>>>>>

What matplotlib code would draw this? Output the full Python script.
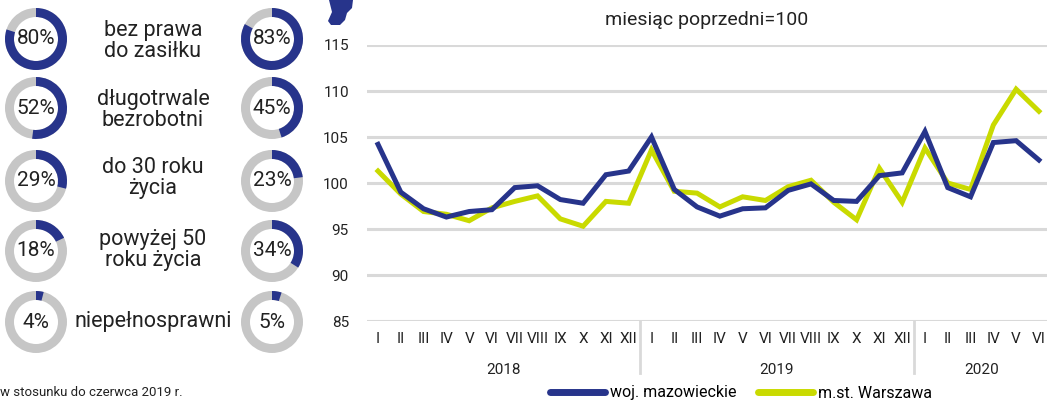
import numpy as np
import matplotlib.pyplot as plt
from matplotlib.patches import Wedge, Polygon

plt.rcParams['font.family'] = ['Roboto', 'DejaVu Sans']

NAVY = "#27348B"
LIME = "#C9DA00"
RING = "#C6C6C6"
GRID = "#D9D9D9"
TXT = "#222222"

# monthly index, previous month = 100
months = ["I", "II", "III", "IV", "V", "VI", "VII", "VIII", "IX", "X", "XI", "XII"]
month_labels = months + months + months[:6]
years = ["2018", "2019", "2020"]

mazowieckie = [104.2, 99.0, 97.2, 96.3, 96.9, 97.1, 99.5, 99.7, 98.2, 97.8, 100.9, 101.3,
               105.0, 99.3, 97.4, 96.4, 97.2, 97.3, 99.2, 99.9, 98.1, 98.0, 100.8, 101.1,
               105.6, 99.5, 98.5, 104.4, 104.6, 102.5]
warszawa = [101.3, 98.8, 96.9, 96.6, 95.9, 97.3, 98.0, 98.6, 96.1, 95.3, 98.0, 97.8,
            103.6, 99.1, 98.9, 97.4, 98.5, 98.1, 99.6, 100.3, 97.9, 96.0, 101.6, 97.9,
            103.8, 100.0, 99.3, 106.3, 110.2, 107.8]

# structure shares (%), left = woj. mazowieckie, right = m.st. Warszawa
groups = ["bez prawa\ndo zasiłku", "długotrwale\nbezrobotni", "do 30 roku\nżycia",
          "powyżej 50\nroku życia", "niepełnosprawni"]
share_left = [80, 52, 29, 18, 4]
share_right = [83, 45, 23, 34, 5]

W, H = 1047, 401
fig = plt.figure(figsize=(W / 100, H / 100), dpi=100)

# ---- donuts (pixel coordinates, y up)
dax = fig.add_axes([0, 0, 320 / W, 1])
dax.set_xlim(0, 320)
dax.set_ylim(0, H)
dax.axis("off")

row_y = [39, 108, 181, 251, 322]
label_y = [41, 110, 178, 250, 322]
r_out, ring_w = 31, 9


def donut(cx, cy, pct):
    y = H - cy
    dax.add_patch(Wedge((cx, y), r_out, 0, 360, width=ring_w, color=RING, lw=0))
    dax.add_patch(Wedge((cx, y), r_out, 90 - pct * 3.6, 90, width=ring_w, color=NAVY, lw=0))
    dax.text(cx, y, f"{pct}%", ha="center", va="center", fontsize=15, color=TXT)


for i, g in enumerate(groups):
    donut(36, row_y[i], share_left[i])
    donut(272, row_y[i], share_right[i])
    dax.text(153, H - label_y[i], g, ha="center", va="center", fontsize=15.5,
             color=TXT, linespacing=1.0)

fig.text(0, 1 - 393 / H, "w stosunku do czerwca 2019 r.", fontsize=9.5, color=TXT,
         va="center", ha="left")

# small icon at top
icon = [(329, 0), (353, 0), (352, 8), (347, 13), (345, 20), (340, 25), (331, 25),
        (328, 21), (332, 12)]
fig.patches.append(Polygon([(x / W, 1 - y / H) for x, y in icon], closed=True,
                           transform=fig.transFigure, color=NAVY, lw=0))

# ---- line chart
x0, x_step = 378, 22.79
ax = fig.add_axes([367 / W, (H - 321) / H, (W - 367) / W, 276 / H])
ax.set_xlim(-(378 - 367) / x_step, (W - x0) / x_step)
ax.set_ylim(85, 115)
ax.set_yticks(np.arange(85, 116, 5))
ax.grid(axis="y", color=GRID, lw=2.2)
ax.set_axisbelow(True)
for s in ax.spines.values():
    s.set_visible(False)

x = np.arange(len(month_labels))
ax.plot(x, mazowieckie, color=NAVY, lw=3.6, solid_joinstyle="miter", label="woj. mazowieckie")
ax.plot(x, warszawa, color=LIME, lw=3.6, solid_joinstyle="miter", label="m.st. Warszawa")
ax.lines[0].set_zorder(3)

ax.set_xticks(x)
ax.set_xticklabels(month_labels, fontsize=11, color=TXT)
ax.tick_params(axis="x", length=0, pad=8)
ax.tick_params(axis="y", length=0, pad=13, labelsize=11, labelcolor=TXT)

for sep in [11.5, 23.5]:
    ax.plot([sep, sep], [85, 85 - 52 / 9.2], color=GRID, lw=2, clip_on=False)

for yr, xc in zip(years, [5.5, 17.5, 26.5]):
    ax.text(xc, 85 - 49 / 9.2, yr, ha="center", va="center", fontsize=11, color=TXT)

ax.text(0.5, 1 + 25 / 276, "miesiąc poprzedni=100", transform=ax.transAxes,
        ha="center", va="center", fontsize=14, color=TXT)

leg = fig.legend(loc="center", bbox_to_anchor=(741 / W, 1 - 393 / H), ncol=2,
                 frameon=False, handlelength=3.4, handletextpad=0.3, columnspacing=1.4,
                 fontsize=11.5, borderaxespad=0)
for h in leg.get_lines():
    h.set_linewidth(5)
    h.set_solid_capstyle("round")

fig.savefig("out.png", dpi=100)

<<<<<

TASK PROMPT
Reproduce only the lines from the beginning of the data through the line that contains "plt.rcParams['font.family'] = ['Roboto', 'DejaVu", both included, and please drop the pictures.

TASK SOLUTION
What matplotlib code would draw this? Output the full Python script.
import numpy as np
import matplotlib.pyplot as plt
from matplotlib.patches import Wedge, Polygon

plt.rcParams['font.family'] = ['Roboto', 'DejaVu Sans']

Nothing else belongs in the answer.